By Kinjal Dagli Shah
Our most exciting summer adventure has been a robin’s nest on our porch. It started with a flurry of activity by two robin mates to claim their territory and put together a nest atop a lantern on our front porch. Every day my five-year-old daughter would go out and watch this amazing creation of home and life. Often, we would hear one-sided conversation, and when we asked, she told us she was talking to Zarmay Falls and Victor Shah – her names for the soon-to-be mommy and daddy bird.
Soon, Zarmay Falls and Victor Shah welcomed three babies in their nest and we watched the hatchlings grow, fed on worms and berries their parents dutifully provided. In a couple weeks, the tiny birds were nearly full-grown and ready to fly the nest any day. I felt a tug in my heart at the thought of them flying the nest, and took some photos and videos to remember them by.

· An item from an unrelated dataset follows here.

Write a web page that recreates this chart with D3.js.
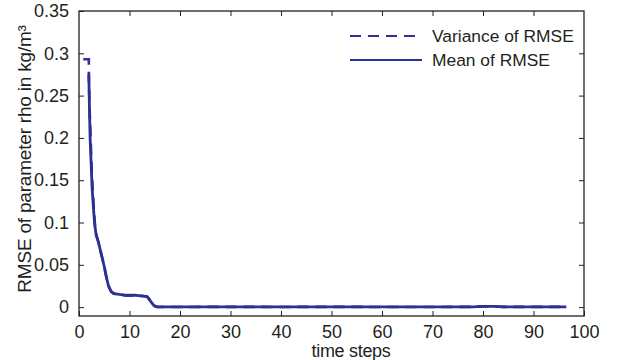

Everything has happened so quickly – their arrival, nesting, hatching and thriving – that I can’t help but relate it to how quickly my own children are growing. I’m not sure about the robins’ urge to hang onto the memories of their babies but humans most definitely like to. Natalie Fritz Alt, a cake decorator and stay-at-home mom from Bolton, has a time capsule for each of her three children. “Each includes the outfit they wore when they came home from the hospital, cards I received after their birth, a favourite bib and a letter I wrote to each of them on their first birthday. It also includes a special piece of jewellery my husband bought for them. I also asked guests invited to their first birthdays to bring something to include in the capsule – like a photo or a note,” said Fritz Alt, adding that she has managed to hide the secret from her 12-year-old daughter and 10-year-old boys. “None of the kids know about the capsules because I plan to give it to them on their 18th birthday.”
Fleeting times revisited
Keepsakes are a way of revisiting a time that probably fleeted by too quickly; a tangible proof of the most precious belongings we can lay claim on – our children. And a testament to the journey of a tiny human that began with a beating heart. Perhaps why Laura Veneziano Augustin converted a recording of her baby’s heartbeat into art.
She had heard of a company called Making Waves, (www.makingwavescanada.com) run by a Hamilton mom, who makes custom waveforms of different sounds, including heartbeats, giggles and even first words. Laura decided that her baby’s heartbeat would be the most precious keepsake.
“I immediately knew I wanted to do it and so I gifted it to myself for Mother’s Day. I just sent them an audio file and they converted it into a piece of waveform artwork. My baby is now six-months old and I am so glad to have the sound of her heart as an artwork,” said Veneziano Augustin.
From time capsules and heartbeats to memory bears and quilts, parents are getting creative with the ways in which they keep a piece of their offspring close to their hearts. Laura Ferreira attended a sewing class and began the “great adventure” of making a memory quilt with her two-year-old daughter’s newborn clothes that she had held on to.
“I got everything together – her pyjamas, onesies, hats, socks, bibs and bathing suits. I worked on the quilt for about 10 months, shed a lot of tears, and welcomed the help from my best friend, who acted as the seam ripper. Finally, it was made and I sent it out to be long-arm quilted, to give it that extra touch. I’m extremely proud of how it turned out,” said Ferreira, who lives in Mississauga.
Baby clothes reborn
Ferreira knows that her daughter Amber will cherish it when she grows up. “The quilt reminds me of when my daughter was a newborn baby. I remember the cooing, smiles and laughter. But I don’t give it to her every day because I know she will not appreciate it at this age. I will wait until she’s a little older so I can explain its meaning and show pictures of her in the clothing I used. I’m glad her baby clothes will always be with her and not collecting dust in a storage box,” said Ferreira.
Just like quilts, memory bears made from children’s clothing are becoming popular because the kids can play with the stuffed toys or keep them as decoration in their rooms. Annette Choy, a professional seamstress in Stouffville, recently made a keepsake bear and pillow for a mother who gave it to her daughter as a graduation gift.
“This mother had saved her daughter’s baby clothes, her baptism outfit, girl guide clothes and badges and school uniforms. I used the items to make a bear and a pillow and she surprised her with the gifts at her high school graduation,” explained Choy.
Memories are a special thing, and keepsakes give them expression. As for the baby robins on our porch, I have some of my own memories because they were such a wonderful source of learning and engagement for my own little ones. Now to find a keepsake to hold on to.
Kinjal Dagli-Shah is a journalist and mother to a girl and a boy. She lives with her husband and children in Stouffville.